Coulson LJ disagreed, regardless of how the alleged breaches were pleaded, the underlying complaint amounted to an omission: AML had failed to protect the appellants from the tortious acts of the SLP, however, the damage caused to the appellants was not through any 'act' that AML was responsible for. Via AML's provision of vehicles and logistic support as 'acts' to the SLP, the Court of Appeal rejected the appellants' attempt to "build a Trojan horse" by which bare and distinct omissions could be brought within the parameters of a duty of care. If AML owed no duty of care in respect of omissions to resolve the dispute, then such a duty could not arise parasitically through distinct acts of providing the SLP with vehicles and support.
'Creation of Danger' Exception
The pure omission principle applies only when a failure to act, can be viewed as distinct from other elements of the defendant's behaviour. A defendant, who creates a danger, may come under a consequential duty to take precautions to prevent the injury resulting. The Court of Appeal rejected that this exception applied to AML for three reasons: (i) it was the SLP who had created the danger; (ii) not only did the provision of vehicles, money and accommodation to the SLP not create the danger but without it, the situation may have been worse; and (iii) AML was not said to have created the danger or assumed liability otherwise by simply utilising the SLP, the Trojan horse principle could not apply.
Freestanding Duty of Care
On application of the three-stage test in Caparo v Dickman, the Court of Appeal found foreseeability was not in issue. However, the second and third stages were not made out. The appellants were not "a determined or clearly identifiable class or group" therefore it was not fair, just, or reasonable to impose a duty.

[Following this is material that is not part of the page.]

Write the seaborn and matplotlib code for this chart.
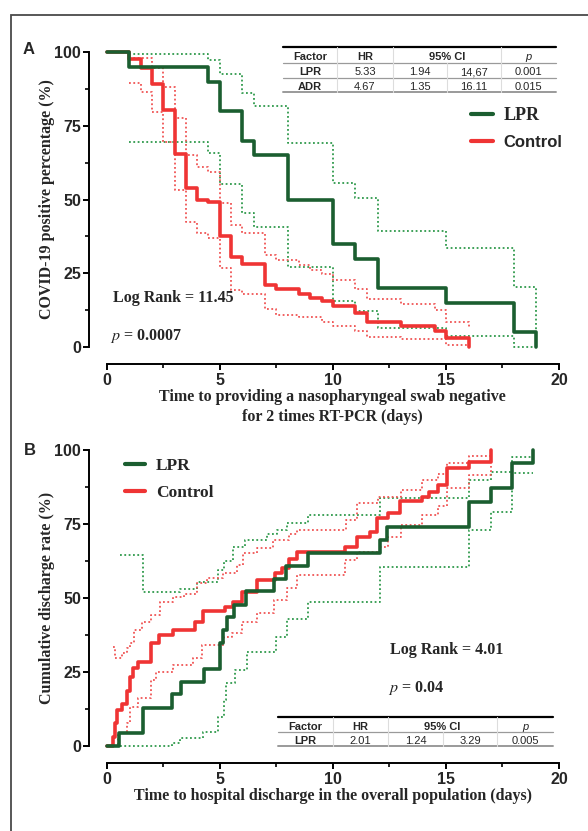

Voluntary Principles Revisited
The appellants argued that the duty of care it was contending was consistent with the Voluntary Principles. The Court of Appeal rejected this. It held that the Voluntary Principles did not endeavour to make companies operating abroad liable for the unlawful acts of the state security of the countries in which companies operate. Quite the contrary, the Voluntary Principles are drafted on the basis that while companies, operating abroad can facilitate the local law and order within the host country, "it is the governments of those countries (and not the companies) who have the "primary responsibility to promote and protect human rights"".
The Cumulative Effect
At first instance, from the fifteen alleged breaches, Turner J was prepared to uphold four. In each case, Turner J found if AML had been in breach in the way alleged, there was no causative effect. At appeal, Coulson LJ held the cumulative effect of these four breaches, did not cause the loss, damage or injury sustained by the appellants. Since it was not explained how the four omissions (each with no causative potency) when combined could recreate the necessary causation as their cumulative effect did not affect their individual causative position. Secondly, there was no basis for the Court of Appeal to address the criticism of Turner J's findings of fact as to why these alleged breaches could not be causatively linked to the tortious acts committed by the SLP during the Events.
The appellants have announced that they will seek leave to appeal to the Supreme Court.